I hope this finds you and your loved ones as well as can be. During this time of such horror, including the unmitigated violence in Gaza and the traumatization of both Palestinians and Israelis, I am quite concerned about our Cambridge Public School students. The young people I have spoken with feel unsafe and misunderstood, regardless of their different religions, nationalities, or politics. I am in frequent communication with the administration about what we can do to provide students (and staff) with spaces to listen to one another, process together, and learn through building community. I hope to have more to report on this front in the coming weeks.
Students and Math Coach Ms. Vincent at CPS’ Math Pop-Up last week
Holding on to small successes and joys is critically important in moments like this. I’m grateful to have numerous pieces of positive news to share with you! Since Election Day, we have:
- Settled the contract with units A &B in the Cambridge Education Association. The new contract provides teachers with raises totaling 18.8% over three years. It also ensures that teachers have more time to collaborate with colleagues, and K-8 students have 30 minutes more of instruction four days a week. Here is the full agreement.
I was inspired observing this Mandarin immersion class at the MLK school recently.
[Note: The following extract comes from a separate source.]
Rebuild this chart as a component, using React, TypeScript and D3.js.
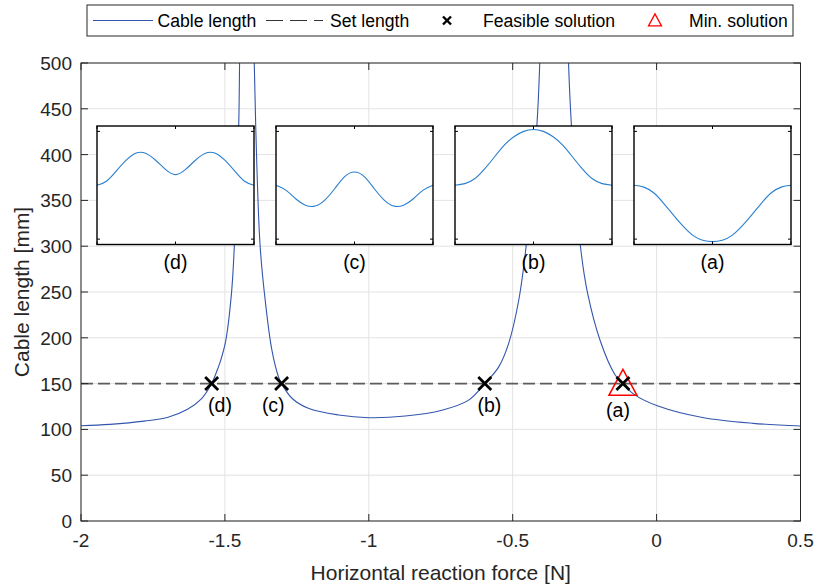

- Adopted a new policy regarding transgender and gender-nonconforming students. As the lead sponsor, I am proud that we are taking new measures and making other practices official to keep our trans and gender-diverse students safe. (You may recall that CPS data is in line with national data. For example, more than half of our upper school students who identify as trans or gender-nonconforming report they’ve considered hurting themselves in the last 30 days.) I'm deeply grateful to the students, caregivers, and educators who contributed to the language of this policy, as well as those who contacted the Committee in support.
- Renamed the Vassal Lane Upper School the Darby Vassall Upper School, changing the honoree from a man who enslaved people to a man who, after enslavement, went on to advocate for civil rights and educational justice. This is the final stage of a long process, which began with VLUS students a decade ago, included school community conversations and student research last spring, and culminated in a School Committee decision. Students, educators, and community members, such as those in the Cambridge Black History Project and the Slave Legacy History Coalition, have been instrumental in this process. At our meeting Tuesday night, when talking about why I authored this motion, I quoted the writer and poet Clint Smith: “Symbols and names and iconography aren’t just symbols, but are reflective of the stories that people tell. And those stories shape the narratives that communities carry, and those narratives shape public policy, and public policy shapes the material conditions of people’s lives.”
In addition to this policy news, two longtime pillars of the Cambridge Public Schools and its School Committee have retired in the last month:
I will miss sitting next to Dr. Turk at School Committee meetings.
- Dr. Carolyn L. Turk was Deputy Superintendent during my tenure on the Committee, but has held many positions in our schools, including that of a student! I often refer to Dr. Turk as the heart of the district, because she has cared and tended to countless students, staff, and families. Her retirement party was, appropriately, filled with love. (Stay tuned for a school space being named in her honor.)
- Fred Fantini, the Dean of the Committee, has retired after 40 years of service. I’ve learned a great deal from Fred. I will be ever grateful for his collegiality, mentorship, and friendship. I will continue to call him for advice, but first we’ll celebrate his legacy!
May we bring peace, health, justice, and joy to 2024.